Aujourd'hui, Christoph doit concilier son amour pour le maillot audonien avec son boulot et une situation de père de famille. Un quotidien qu'il mène loin de Bauer et de ses fans les plus fervents. Des supporters avec qui il s'est lié d'amitié et qui appartiennent à un épisode de sa vie qu'il considère avec pragmatisme : « Je ne vois quasiment plus les autres supporters. Certains sont toujours mes amis sur Facebook. J'adhère toujours au collectif Red Star Bauer, mais à part la cotisation je n'apporte rien à l'association. » Peu après son départ de Paris, le Viennois a quand même pris soin de retranscrire les émotions vécues pendant plusieurs mois.
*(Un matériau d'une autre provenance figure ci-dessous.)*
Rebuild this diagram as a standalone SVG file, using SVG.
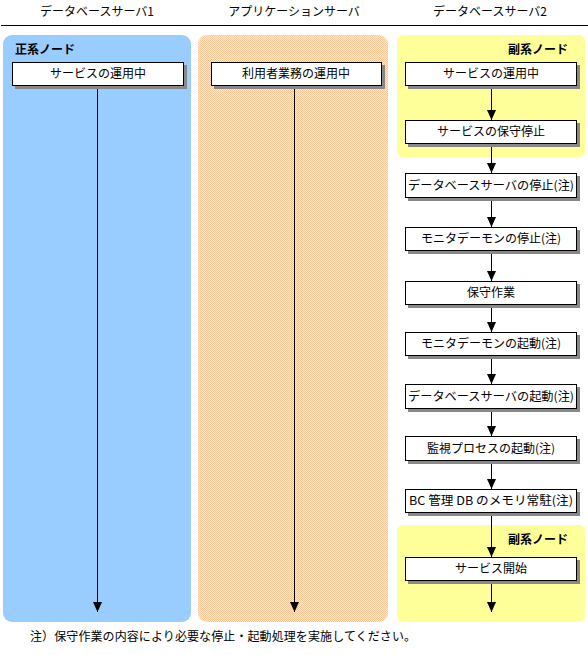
<svg xmlns="http://www.w3.org/2000/svg" width="588" height="655" viewBox="0 0 588 655">
<defs>
<pattern id="dither" width="2" height="2" patternUnits="userSpaceOnUse">
<rect width="2" height="2" fill="#FFE8D0"/>
<rect x="0" y="0" width="1" height="1" fill="#F9C898"/>
<rect x="1" y="1" width="1" height="1" fill="#F9C898"/>
</pattern>
<marker id="arr" viewBox="0 0 10 10" refX="10" refY="5" markerWidth="10" markerHeight="10" markerUnits="userSpaceOnUse" orient="auto">
<path d="M0,0.5 L10,5 L0,9.5 Z" fill="#000"/>
</marker>
</defs>
<style>
text{font-family:"Noto Sans CJK JP","Liberation Sans",sans-serif;font-size:12px;fill:#000}
.hdr{text-anchor:middle}
.lbl{text-anchor:middle}
.bold{font-weight:bold;font-size:12px}
.box{fill:#fff;stroke:#000;stroke-width:1}
.sh{fill:#888}
.ln{stroke:#000;stroke-width:1;fill:none}
</style>
<rect width="588" height="655" fill="#fff"/>
<g id="headers">
<text class="hdr" x="97" y="16">データベースサーバ1</text>
<text class="hdr" x="294" y="16">アプリケーションサーバ</text>
<text class="hdr" x="490" y="16">データベースサーバ2</text>
<line x1="1" y1="25.5" x2="588" y2="25.5" stroke="#000" stroke-width="1"/>
</g>
<g id="panels">
<rect x="3" y="35" width="188" height="587" rx="9" fill="#99CCFF"/>
<rect x="198" y="35" width="190" height="587" rx="9" fill="url(#dither)"/>
<rect x="397" y="35" width="188" height="122" rx="6" fill="#FFFF99"/>
<rect x="397" y="525" width="188" height="97" rx="6" fill="#FFFF99"/>
<text class="bold" x="15" y="54">正系ノード</text>
<text class="bold" x="568" y="54" text-anchor="end">副系ノード</text>
<text class="bold" x="568" y="544" text-anchor="end">副系ノード</text>
</g>
<g id="connectors">
<line class="ln" x1="97.5" y1="86" x2="97.5" y2="612" marker-end="url(#arr)"/>
<line class="ln" x1="294.5" y1="86" x2="294.5" y2="612" marker-end="url(#arr)"/>
<line class="ln" x1="491.5" y1="86" x2="491.5" y2="120" marker-end="url(#arr)"/>
<line class="ln" x1="491.5" y1="144" x2="491.5" y2="173" marker-end="url(#arr)"/>
<line class="ln" x1="491.5" y1="198" x2="491.5" y2="227" marker-end="url(#arr)"/>
<line class="ln" x1="491.5" y1="251" x2="491.5" y2="281" marker-end="url(#arr)"/>
<line class="ln" x1="491.5" y1="305" x2="491.5" y2="332" marker-end="url(#arr)"/>
<line class="ln" x1="491.5" y1="356" x2="491.5" y2="384" marker-end="url(#arr)"/>
<line class="ln" x1="491.5" y1="409" x2="491.5" y2="436" marker-end="url(#arr)"/>
<line class="ln" x1="491.5" y1="461" x2="491.5" y2="489" marker-end="url(#arr)"/>
<line class="ln" x1="491.5" y1="513" x2="491.5" y2="557" marker-end="url(#arr)"/>
<line class="ln" x1="491.5" y1="581" x2="491.5" y2="612" marker-end="url(#arr)"/>
</g>
<g id="n1"><rect class="sh" x="15" y="65" width="172" height="24"/><rect class="box" x="12.5" y="62.5" width="171" height="23"/><text class="lbl" x="98" y="78">サービスの運用中</text></g>
<g id="n2"><rect class="sh" x="214" y="65" width="171" height="24"/><rect class="box" x="211.5" y="62.5" width="170" height="23"/><text class="lbl" x="296" y="78">利用者業務の運用中</text></g>
<g id="r1"><rect class="sh" x="408" y="65" width="172" height="24"/><rect class="box" x="405.5" y="62.5" width="171" height="23"/><text class="lbl" x="491" y="78">サービスの運用中</text></g>
<g id="r2"><rect class="sh" x="408" y="123" width="172" height="24"/><rect class="box" x="405.5" y="120.5" width="171" height="23"/><text class="lbl" x="491" y="136">サービスの保守停止</text></g>
<g id="r3"><rect class="sh" x="408" y="176" width="172" height="25"/><rect class="box" x="405.5" y="173.5" width="171" height="24"/><text class="lbl" x="491" y="190" textLength="166" lengthAdjust="spacingAndGlyphs">データベースサーバの停止(注)</text></g>
<g id="r4"><rect class="sh" x="408" y="230" width="172" height="24"/><rect class="box" x="405.5" y="227.5" width="171" height="23"/><text class="lbl" x="491" y="243">モニタデーモンの停止(注)</text></g>
<g id="r5"><rect class="sh" x="408" y="284" width="172" height="24"/><rect class="box" x="405.5" y="281.5" width="171" height="23"/><text class="lbl" x="491" y="297">保守作業</text></g>
<g id="r6"><rect class="sh" x="408" y="335" width="172" height="24"/><rect class="box" x="405.5" y="332.5" width="171" height="23"/><text class="lbl" x="491" y="348">モニタデーモンの起動(注)</text></g>
<g id="r7"><rect class="sh" x="408" y="387" width="172" height="25"/><rect class="box" x="405.5" y="384.5" width="171" height="24"/><text class="lbl" x="491" y="401" textLength="166" lengthAdjust="spacingAndGlyphs">データベースサーバの起動(注)</text></g>
<g id="r8"><rect class="sh" x="408" y="439" width="172" height="25"/><rect class="box" x="405.5" y="436.5" width="171" height="24"/><text class="lbl" x="491" y="453">監視プロセスの起動(注)</text></g>
<g id="r9"><rect class="sh" x="408" y="492" width="172" height="24"/><rect class="box" x="405.5" y="489.5" width="171" height="23"/><text class="lbl" x="491" y="505" textLength="164" lengthAdjust="spacingAndGlyphs">BC 管理 DB のメモリ常駐(注)</text></g>
<g id="r10"><rect class="sh" x="408" y="560" width="172" height="24"/><rect class="box" x="405.5" y="557.5" width="171" height="23"/><text class="lbl" x="491" y="573">サービス開始</text></g>
<g id="note"><text x="30" y="641" textLength="386" lengthAdjust="spacing">注）保守作業の内容により必要な停止・起動処理を実施してください。</text></g>
</svg>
À la fin de son année Erasmus, Christoph réalise une chose : « Je n'avais gardé aucun souvenir de mon année, sauf ceux que j'avais en tête. » Le supporter ne veut pas tirer un trait sur ces mois d'exaltation et décide de les coucher sur papier. « Le texte que j'ai écrit n'est pas un roman, c'est plutôt un ensemble de souvenirs fragmentés », clarifie Christoph. Un texte qui prend le nom de Bienvenue en Banlieue Rouge, Mein Jahr mit dem Red Star FC et qui relate l'année vécue par Christoph, entre passion pour le Red Star, vie parisienne et soirées étudiantes. À peine achevé, l'ouvrage va se forger une petite réputation et passer de main en main dans les tribunes des divisions inférieures, surtout en Allemagne. « Des supporters de L'Altona 93, un petit club basé à Hambourg, l'ont publié sur papier. » Emballés par le récit, les fans du club hambourgeois impriment le texte et le diffuse lors des matches de leur équipe.
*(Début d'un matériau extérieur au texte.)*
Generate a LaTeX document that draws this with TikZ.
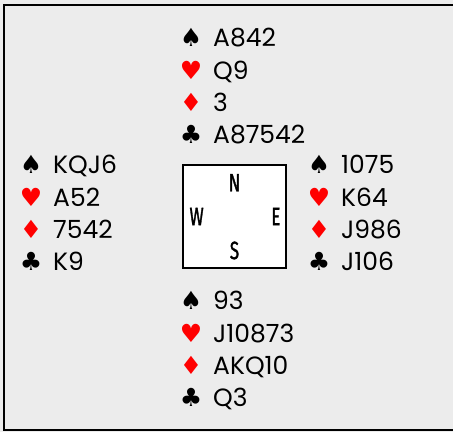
\documentclass[tikz,border=0pt]{standalone}
\usepackage{fontspec}
\usepackage{xcolor}
\usetikzlibrary{positioning}
\newfontfamily\handfont{Poppins}
\newfontfamily\suitfont{DejaVu Sans}
\newfontfamily\dirfont[FakeStretch=0.68,FakeBold=1.2]{Fira Sans}
\definecolor{cbg}{RGB}{236,236,236}
\definecolor{cred}{RGB}{255,0,0}
\newcommand{\suitS}{\makebox[44pt]{\suitfont\fontsize{25}{25}\selectfont ♠}}
\newcommand{\suitH}{\makebox[44pt]{\suitfont\fontsize{25}{25}\selectfont\color{cred}♥}}
\newcommand{\suitD}{\makebox[44pt]{\suitfont\fontsize{25}{25}\selectfont\color{cred}♦}}
\newcommand{\suitC}{\makebox[44pt]{\suitfont\fontsize{25}{25}\selectfont ♣}}

\begin{document}
\begin{tikzpicture}[x=1pt,y=-1pt,node distance=14.5pt,
row/.style={anchor=west,inner sep=0pt,text height=17.5pt,text depth=0pt,
  font=\handfont\fontsize{25}{30}\selectfont},
table/.style={draw,line width=1.2pt,fill=white,minimum size=103pt,inner sep=0pt},
dir/.style={inner sep=0pt,font=\dirfont\fontsize{25}{25}\selectfont}]
\useasboundingbox (0,0) rectangle (453,432);
\fill[cbg] (0,0) rectangle (470,432);
\draw[line width=2pt] (470,4.5) -- (3.5,4.5) -- (3.5,430) -- (470,430);
% table
\node[table] (tbl) at (234.5,216.5) {};
\node[dir,below=9.5pt of tbl.north] (dN) {N};
\node[dir,right=7pt of tbl.west] (dW) {W};
\node[dir,left=6pt of tbl.east] (dE) {E};
\node[dir,above=9pt of tbl.south] (dS) {S};
% north
\node[row] (nS) at (169,38) {\suitS A842};
\node[row,below=of nS.south west,anchor=north west] (nH) {\suitH Q9};
\node[row,below=of nH.south west,anchor=north west] (nD) {\suitD 3};
\node[row,below=of nD.south west,anchor=north west] (nC) {\suitC A87542};
% west
\node[row] (wS) at (9,165) {\suitS KQJ6};
\node[row,below=of wS.south west,anchor=north west] (wH) {\suitH A52};
\node[row,below=of wH.south west,anchor=north west] (wD) {\suitD 7542};
\node[row,below=of wD.south west,anchor=north west] (wC) {\suitC K9};
% east
\node[row] (eS) at (297,165) {\suitS 1075};
\node[row,below=of eS.south west,anchor=north west] (eH) {\suitH K64};
\node[row,below=of eH.south west,anchor=north west] (eD) {\suitD J986};
\node[row,below=of eD.south west,anchor=north west] (eC) {\suitC J106};
% south
\node[row] (sS) at (169,301) {\suitS 93};
\node[row,below=of sS.south west,anchor=north west] (sH) {\suitH J10873};
\node[row,below=of sH.south west,anchor=north west] (sD) {\suitD AKQ10};
\node[row,below=of sD.south west,anchor=north west] (sC) {\suitC Q3};
\end{tikzpicture}
\end{document}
Avec tout le recul sur Saint-Ouen qu'il peut avoir depuis son appartement viennois, Christoph reste déconcerté par l'envergure prise par ce bouquin. « Je suis toujours étonné par le lien que ce texte a créé, le nombre de personnes qui m'ont contacté sur les réseaux sociaux en me disant qu'ils allaient voir un match du Red Star suite à sa lecture. » De son propre aveu, si les pages étaient à nouveau blanches, certains chapitres de ce livre seraient différents. Lorsqu'il feuillette ses souvenirs de son année avec le Red Star, Christoph a la sensation désagréable de contempler une vieille photo de lui-même : « Tu as changé, mais elle non. » Sûrement pour cela qu'en quittant Bauer, il n'a gardé aucun autre souvenir que ceux qui trottaient dans son esprit.